===== Data section =====
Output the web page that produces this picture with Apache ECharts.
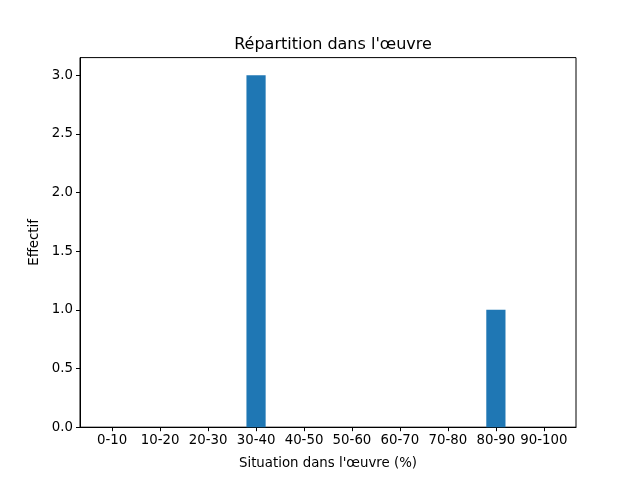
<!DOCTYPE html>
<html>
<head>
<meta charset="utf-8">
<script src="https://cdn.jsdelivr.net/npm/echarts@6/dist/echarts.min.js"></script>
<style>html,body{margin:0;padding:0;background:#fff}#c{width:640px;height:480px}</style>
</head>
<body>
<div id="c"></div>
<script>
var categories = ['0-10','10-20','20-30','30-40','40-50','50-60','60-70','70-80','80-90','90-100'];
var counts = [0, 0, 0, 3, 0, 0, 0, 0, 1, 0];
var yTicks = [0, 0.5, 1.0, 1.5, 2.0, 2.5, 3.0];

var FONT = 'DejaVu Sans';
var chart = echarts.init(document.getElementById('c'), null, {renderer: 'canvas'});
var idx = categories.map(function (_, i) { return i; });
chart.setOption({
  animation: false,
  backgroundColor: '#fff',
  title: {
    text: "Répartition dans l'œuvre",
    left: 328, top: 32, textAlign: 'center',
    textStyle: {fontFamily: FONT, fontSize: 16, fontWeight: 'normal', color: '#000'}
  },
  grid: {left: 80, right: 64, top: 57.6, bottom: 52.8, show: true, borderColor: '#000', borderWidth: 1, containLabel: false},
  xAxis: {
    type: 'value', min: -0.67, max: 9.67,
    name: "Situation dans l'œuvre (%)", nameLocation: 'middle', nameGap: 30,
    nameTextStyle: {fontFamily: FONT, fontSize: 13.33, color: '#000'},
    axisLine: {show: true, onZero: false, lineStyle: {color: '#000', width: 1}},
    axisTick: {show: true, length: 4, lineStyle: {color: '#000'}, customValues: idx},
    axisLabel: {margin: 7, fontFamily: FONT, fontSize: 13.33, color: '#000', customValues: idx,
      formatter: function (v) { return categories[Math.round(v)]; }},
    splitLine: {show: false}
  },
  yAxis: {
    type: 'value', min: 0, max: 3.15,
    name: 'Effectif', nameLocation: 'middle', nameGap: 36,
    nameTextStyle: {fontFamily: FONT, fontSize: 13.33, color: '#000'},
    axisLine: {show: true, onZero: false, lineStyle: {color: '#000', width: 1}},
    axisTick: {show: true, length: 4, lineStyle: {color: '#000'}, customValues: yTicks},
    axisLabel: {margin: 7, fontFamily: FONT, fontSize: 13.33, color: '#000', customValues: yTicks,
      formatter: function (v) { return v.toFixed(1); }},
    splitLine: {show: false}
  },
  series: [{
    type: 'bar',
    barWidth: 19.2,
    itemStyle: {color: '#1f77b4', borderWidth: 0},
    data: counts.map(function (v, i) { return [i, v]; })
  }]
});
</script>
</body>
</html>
=====
Directive:
Copy every line above word for word and exclude the pictures.

Answer to this exercise:
Output the web page that produces this picture with Apache ECharts.
<!DOCTYPE html>
<html>
<head>
<meta charset="utf-8">
<script src="https://cdn.jsdelivr.net/npm/echarts@6/dist/echarts.min.js"></script>
<style>html,body{margin:0;padding:0;background:#fff}#c{width:640px;height:480px}</style>
</head>
<body>
<div id="c"></div>
<script>
var categories = ['0-10','10-20','20-30','30-40','40-50','50-60','60-70','70-80','80-90','90-100'];
var counts = [0, 0, 0, 3, 0, 0, 0, 0, 1, 0];
var yTicks = [0, 0.5, 1.0, 1.5, 2.0, 2.5, 3.0];

var FONT = 'DejaVu Sans';
var chart = echarts.init(document.getElementById('c'), null, {renderer: 'canvas'});
var idx = categories.map(function (_, i) { return i; });
chart.setOption({
  animation: false,
  backgroundColor: '#fff',
  title: {
    text: "Répartition dans l'œuvre",
    left: 328, top: 32, textAlign: 'center',
    textStyle: {fontFamily: FONT, fontSize: 16, fontWeight: 'normal', color: '#000'}
  },
  grid: {left: 80, right: 64, top: 57.6, bottom: 52.8, show: true, borderColor: '#000', borderWidth: 1, containLabel: false},
  xAxis: {
    type: 'value', min: -0.67, max: 9.67,
    name: "Situation dans l'œuvre (%)", nameLocation: 'middle', nameGap: 30,
    nameTextStyle: {fontFamily: FONT, fontSize: 13.33, color: '#000'},
    axisLine: {show: true, onZero: false, lineStyle: {color: '#000', width: 1}},
    axisTick: {show: true, length: 4, lineStyle: {color: '#000'}, customValues: idx},
    axisLabel: {margin: 7, fontFamily: FONT, fontSize: 13.33, color: '#000', customValues: idx,
      formatter: function (v) { return categories[Math.round(v)]; }},
    splitLine: {show: false}
  },
  yAxis: {
    type: 'value', min: 0, max: 3.15,
    name: 'Effectif', nameLocation: 'middle', nameGap: 36,
    nameTextStyle: {fontFamily: FONT, fontSize: 13.33, color: '#000'},
    axisLine: {show: true, onZero: false, lineStyle: {color: '#000', width: 1}},
    axisTick: {show: true, length: 4, lineStyle: {color: '#000'}, customValues: yTicks},
    axisLabel: {margin: 7, fontFamily: FONT, fontSize: 13.33, color: '#000', customValues: yTicks,
      formatter: function (v) { return v.toFixed(1); }},
    splitLine: {show: false}
  },
  series: [{
    type: 'bar',
    barWidth: 19.2,
    itemStyle: {color: '#1f77b4', borderWidth: 0},
    data: counts.map(function (v, i) { return [i, v]; })
  }]
});
</script>
</body>
</html>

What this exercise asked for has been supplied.